At Chadura Tech, we fine-tune these generations to minimize memory spikes and improve response stability under heavy traffic.
4. Detecting and Preventing Memory Leaks
Even with automatic GC, memory leaks occur when references are held unintentionally — for example, in caches or long-lived lists.
We use tools like:
- tracemalloc → tracks memory snapshots
- memory_profiler → monitors real-time memory usage
- gc.DEBUG_LEAK → detects uncollected objects
import tracemalloc
tracemalloc.start()
# run workload
print(tracemalloc.get_traced_memory())These insights help our engineers eliminate leaks before deployment.
5. Best Practices at Chadura Tech
To ensure efficient memory usage, we follow key engineering patterns:
a. Use Generators for Large Data
def data_stream(source):
for line in open(source):
yield lineGenerators keep memory usage minimal — perfect for data pipelines.
b. Limit Object Overhead
Classes using __slots__ reduce memory footprint:
class Record:
__slots__ = ('id', 'name', 'email')c. Control Object Lifetimes
Explicitly deleting variables or clearing caches in worker processes keeps memory stable.
d.
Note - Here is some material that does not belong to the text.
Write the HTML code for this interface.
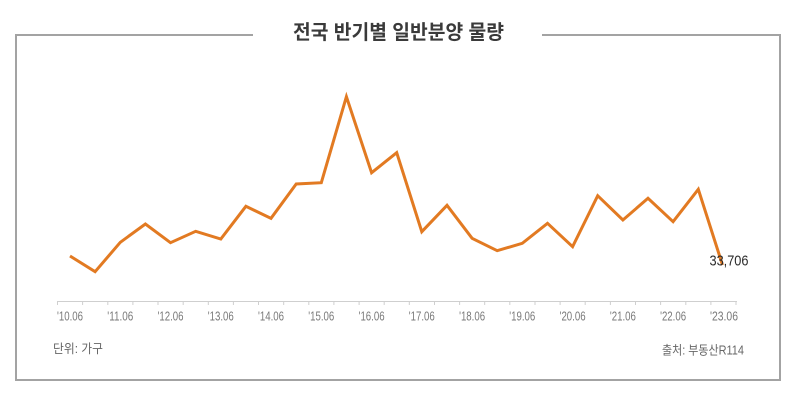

Optimize Django and API Servers
Recycling Gunicorn workers, caching querysets wisely, and using async views reduce long-term memory pressure.
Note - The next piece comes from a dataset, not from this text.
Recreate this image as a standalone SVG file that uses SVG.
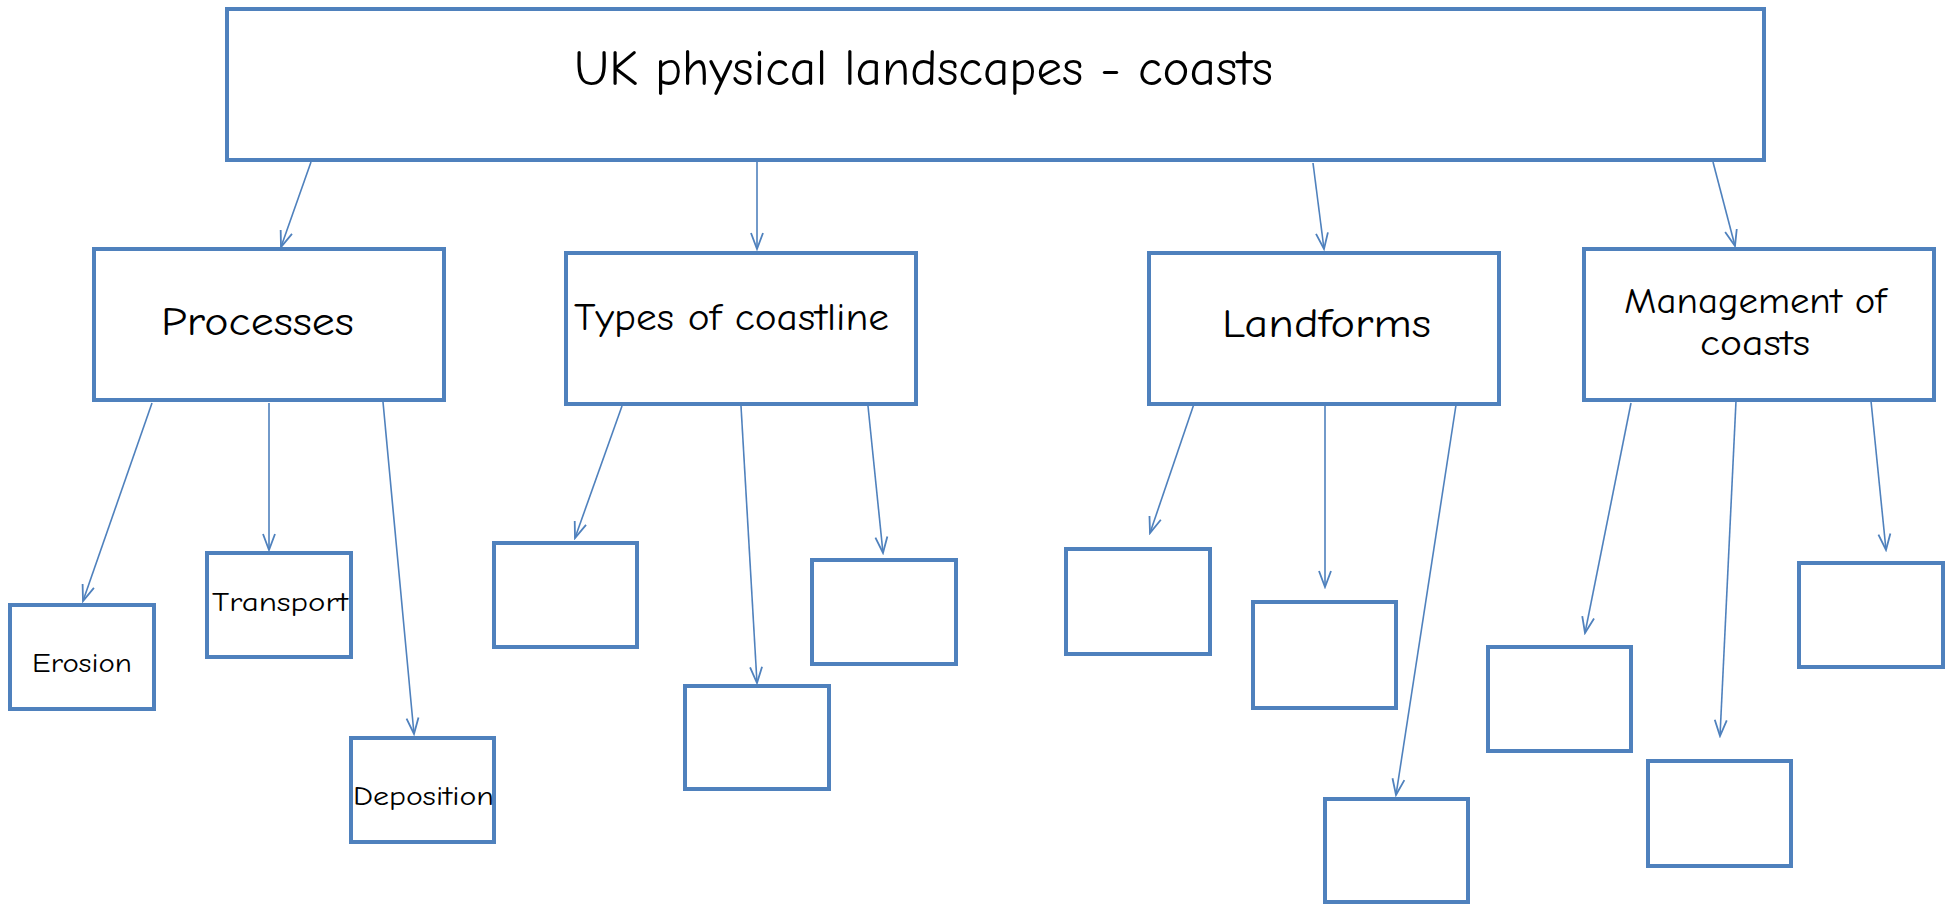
<svg xmlns="http://www.w3.org/2000/svg" width="1954" height="908" viewBox="0 0 1954 908">
<defs>
<style>
.box{fill:#fff;stroke:#4F81BD;stroke-width:4}
.t{font-family:"Comic Neue","Liberation Sans",sans-serif;fill:#000}
.c line{stroke:#4F81BD;stroke-width:1.6;fill:none;marker-end:url(#ah)}
</style>
<marker id="ah" markerUnits="userSpaceOnUse" markerWidth="20" markerHeight="16" viewBox="0 0 20 16" refX="18" refY="8" orient="auto">
<path d="M2,2 L18,8 L2,14" fill="none" stroke="#4F81BD" stroke-width="1.8"/>
</marker>
</defs>
<rect width="1954" height="908" fill="#fff"/>
<g class="c" id="connectors">
<line x1="311" y1="162" x2="281" y2="247"/>
<line x1="757" y1="162" x2="757" y2="249"/>
<line x1="1313" y1="163" x2="1324" y2="249"/>
<line x1="1713" y1="162" x2="1735" y2="246"/>
<line x1="152" y1="403" x2="83" y2="601"/>
<line x1="269" y1="403" x2="269" y2="550"/>
<line x1="383" y1="402" x2="414" y2="734"/>
<line x1="622" y1="406" x2="575" y2="538"/>
<line x1="741" y1="406" x2="757" y2="683"/>
<line x1="868" y1="406" x2="883" y2="553"/>
<line x1="1196" y1="398" x2="1150" y2="533"/>
<line x1="1325" y1="405" x2="1325" y2="587"/>
<line x1="1456" y1="405" x2="1396" y2="795"/>
<line x1="1631" y1="403" x2="1585" y2="633"/>
<line x1="1736" y1="401" x2="1720" y2="736"/>
<line x1="1871" y1="401" x2="1886" y2="550"/>
</g>
<g id="root"><rect class="box" x="227" y="9" width="1537" height="151"/>
<text class="t" x="574" y="85" font-size="50" textLength="699" lengthAdjust="spacingAndGlyphs">UK physical landscapes - coasts</text></g>
<g id="processes"><rect class="box" x="94" y="249" width="350" height="151"/>
<text class="t" x="161" y="335" font-size="40" textLength="193" lengthAdjust="spacingAndGlyphs">Processes</text></g>
<g id="types"><rect class="box" x="566" y="253" width="350" height="151"/>
<text class="t" x="574" y="330" font-size="38" textLength="315" lengthAdjust="spacingAndGlyphs">Types of coastline</text></g>
<g id="landforms"><rect class="box" x="1149" y="253" width="350" height="151"/>
<text class="t" x="1222" y="337" font-size="40" textLength="209" lengthAdjust="spacingAndGlyphs">Landforms</text></g>
<g id="management"><rect class="box" x="1584" y="249" width="350" height="151"/>
<text class="t" x="1624" y="313" font-size="36" textLength="262" lengthAdjust="spacingAndGlyphs">Management of</text>
<text class="t" x="1700" y="355" font-size="36" textLength="110" lengthAdjust="spacingAndGlyphs">coasts</text></g>
<g id="erosion"><rect class="box" x="10" y="605" width="144" height="104"/>
<text class="t" x="32" y="672" font-size="27" textLength="100" lengthAdjust="spacingAndGlyphs">Erosion</text></g>
<g id="transport"><rect class="box" x="207" y="553" width="144" height="104"/>
<text class="t" x="212" y="611" font-size="27" textLength="136" lengthAdjust="spacingAndGlyphs">Transport</text></g>
<g id="deposition"><rect class="box" x="351" y="738" width="143" height="104"/>
<text class="t" x="353" y="805" font-size="27" textLength="141" lengthAdjust="spacingAndGlyphs">Deposition</text></g>
<g id="types1"><rect class="box" x="494" y="543" width="143" height="104"/></g>
<g id="types2"><rect class="box" x="685" y="686" width="144" height="103"/></g>
<g id="types3"><rect class="box" x="812" y="560" width="144" height="104"/></g>
<g id="land1"><rect class="box" x="1066" y="549" width="144" height="105"/></g>
<g id="land2"><rect class="box" x="1253" y="602" width="143" height="106"/></g>
<g id="land3"><rect class="box" x="1325" y="799" width="143" height="103"/></g>
<g id="man1"><rect class="box" x="1488" y="647" width="143" height="104"/></g>
<g id="man2"><rect class="box" x="1648" y="761" width="143" height="105"/></g>
<g id="man3"><rect class="box" x="1799" y="563" width="144" height="104"/></g>
</svg>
6. Monitoring and Profiling in Production
Chadura Tech integrates memory tracking with Prometheus and Grafana dashboards to visualize:
- Active object counts
- GC cycles
- Worker memory growth
We also set Docker memory limits and recycle processes periodically, ensuring that Python services never exceed allocated resources — critical in cloud environments.
7. Memory Management in AI and Data Systems
AI workloads often demand large tensor and dataset management.
Our engineers apply:
- torch.cuda.empty_cache() to free GPU memory
- numpy.memmap for streaming large datasets
- Custom caching and batching to avoid redundant copies
These optimizations keep AI models efficient and production-ready, whether on AWS SageMaker or on-prem GPUs.
8. Chadura Tech’s Memory Optimization Philosophy
Python’s dynamic design simplifies coding — but understanding its memory model allows us to build systems that are both fast and sustainable.
At Chadura Tech, our engineers:
- Profile before scaling
- Tune GC per workload
- Automate leak detection in CI/CD pipelines
- Optimize object usage and data flow
This disciplined approach ensures smooth performance, reduced infrastructure cost, and reliable uptime.
Conclusion
Memory management isn’t just a technical detail — it’s a foundation of software reliability.
By mastering Python’s reference counting, garbage collection, and profiling tools, Chadura Tech delivers systems that handle growth gracefully and perform efficiently under load.
At Chadura Tech, every byte counts — because efficiency scales performance.